THE REQUEST: Your output is the lines from the first one to the one containing "import plotly.graph_objects as go", repeated exactly, with images left out.

— start of SUPPLIED INFORMATION —

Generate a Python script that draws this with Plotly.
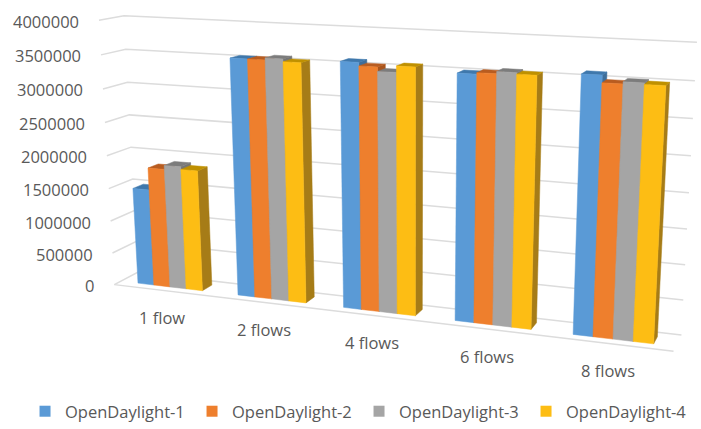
import numpy as np
import plotly.graph_objects as go

categories = ["1 flow", "2 flows", "4 flows", "6 flows", "8 flows"]
series_names = ["OpenDaylight-1", "OpenDaylight-2", "OpenDaylight-3", "OpenDaylight-4"]
opendaylight_1 = [1485000, 3530000, 3570000, 3500000, 3580000]
opendaylight_2 = [1820000, 3530000, 3520000, 3520000, 3480000]
opendaylight_3 = [1880000, 3560000, 3460000, 3550000, 3510000]
opendaylight_4 = [1840000, 3520000, 3550000, 3530000, 3490000]
tick_values = [0, 500000, 1000000, 1500000, 2000000, 2500000, 3000000, 3500000, 4000000]
AXIS_MAX = 4000000

front_colors = ["#5A9AD6", "#EE7F2D", "#A5A5A5", "#FDBD14"]
top_colors = ["#3F78AC", "#B85C20", "#7C7C7C", "#BF9000"]
side_colors = ["#3E6E9A", "#A8551D", "#757575", "#A67C17"]
GRID = "#DCDCDC"
TEXT = "#595959"

# The chart is a 3-D Excel column chart: a projective camera takes
# (category position u, depth v, height w), each 0..1, to the page.
box_corners = [(0, 0, 0), (1, 0, 0), (0, 1, 0), (1, 1, 0), (0, 0, 1), (1, 0, 1), (0, 1, 1), (1, 1, 1)]
page_corners = [(115, 283), (673, 352), (137, 274), (682, 334), (98, 21), (690, 49), (125, 15), (696, 42)]

rows, rhs = [], []
for (a, b, c), (px, py) in zip(box_corners, page_corners):
    rows.append([a, b, c, 1, 0, 0, 0, 0, -px * a, -px * b, -px * c]); rhs.append(px)
    rows.append([0, 0, 0, 0, a, b, c, 1, -py * a, -py * b, -py * c]); rhs.append(py)
cam = np.append(np.linalg.lstsq(np.array(rows, float), np.array(rhs, float), rcond=None)[0], 1.0).reshape(3, 4)


def project(u, v, w):
    h = cam @ np.array([u, v, w, 1.0])
    return float(h[0] / h[2]), float(h[1] / h[2])


def polygon(points):
    pts = [project(*p) for p in points]
    pts.append(pts[0])
    return [p[0] for p in pts], [p[1] for p in pts]


fig = go.Figure()

# Gridlines on the side and back walls, and the floor edge
gx, gy = [], []
for t in tick_values:
    w = t / AXIS_MAX
    for p in [project(0, 0, w), project(0, 1, w), project(1, 1, w)]:
        gx.append(p[0]); gy.append(p[1])
    gx.append(None); gy.append(None)
a, b = project(0, 0, 0), project(1, 0, 0)
gx += [a[0], b[0]]; gy += [a[1], b[1]]
fig.add_trace(go.Scatter(x=gx, y=gy, mode="lines", line=dict(color=GRID, width=1.5),
                         showlegend=False, hoverinfo="skip"))

all_series = [opendaylight_1, opendaylight_2, opendaylight_3, opendaylight_4]
n_cat, n_ser = len(categories), len(all_series)
CAT = 1 / n_cat
CLUSTER = 0.65 * CAT
START = 0.175 * CAT
V0, V1 = 0.28, 0.72


def face(pts, color):
    x, y = polygon(pts)
    fig.add_trace(go.Scatter(x=x, y=y, mode="lines", fill="toself", fillcolor=color,
                             line=dict(color=color, width=0.5), showlegend=False, hoverinfo="skip"))


for c in range(n_cat):
    for s in range(n_ser):
        u0 = c * CAT + START + s * CLUSTER / n_ser
        u1 = u0 + CLUSTER / n_ser
        w = all_series[s][c] / AXIS_MAX
        face([(u1, V0, 0), (u1, V1, 0), (u1, V1, w), (u1, V0, w)], side_colors[s])
        face([(u0, V0, w), (u1, V0, w), (u1, V1, w), (u0, V1, w)], top_colors[s])
        face([(u0, V0, 0), (u1, V0, 0), (u1, V0, w), (u0, V0, w)], front_colors[s])

# Value labels along the front-left edge
for t in tick_values:
    px, py = project(0, 0, t / AXIS_MAX)
    fig.add_annotation(x=px - 18, y=py + 1, text=str(t), showarrow=False, xanchor="right", yanchor="middle",
                       font=dict(family="Open Sans", size=16.5, color=TEXT))

# Category labels under the front edge
for c, name in enumerate(categories):
    px, py = project(c * CAT + START + CLUSTER / 2, 0, 0)
    fig.add_annotation(x=px - 2, y=py + 27, text=name, showarrow=False, xanchor="center", yanchor="middle",
                       font=dict(family="Open Sans", size=16.5, color=TEXT))

# Legend
for s, name in enumerate(series_names):
    fig.add_trace(go.Scatter(x=[None], y=[None], mode="markers", name=name,
                             marker=dict(symbol="square", size=11, color=front_colors[s])))

fig.update_layout(
    width=701, height=429, margin=dict(l=0, r=0, t=0, b=0, autoexpand=False),
    paper_bgcolor="white", plot_bgcolor="white",
    xaxis=dict(range=[0, 701], visible=False, fixedrange=True),
    yaxis=dict(range=[429, 0], visible=False, fixedrange=True),
    legend=dict(orientation="h", x=0.0357, xanchor="left", y=0.0, yanchor="bottom",
                entrywidth=122, entrywidthmode="pixels", bgcolor="rgba(0,0,0,0)",
                font=dict(family="Open Sans", size=16.5, color=TEXT), itemclick=False, itemdoubleclick=False),
)
fig.write_html("out.html", post_script="document.body.style.margin='0';", config={"displayModeBar": False})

— end of SUPPLIED INFORMATION —

ANSWER FOR THE TASK:
Generate a Python script that draws this with Plotly.
import numpy as np
import plotly.graph_objects as go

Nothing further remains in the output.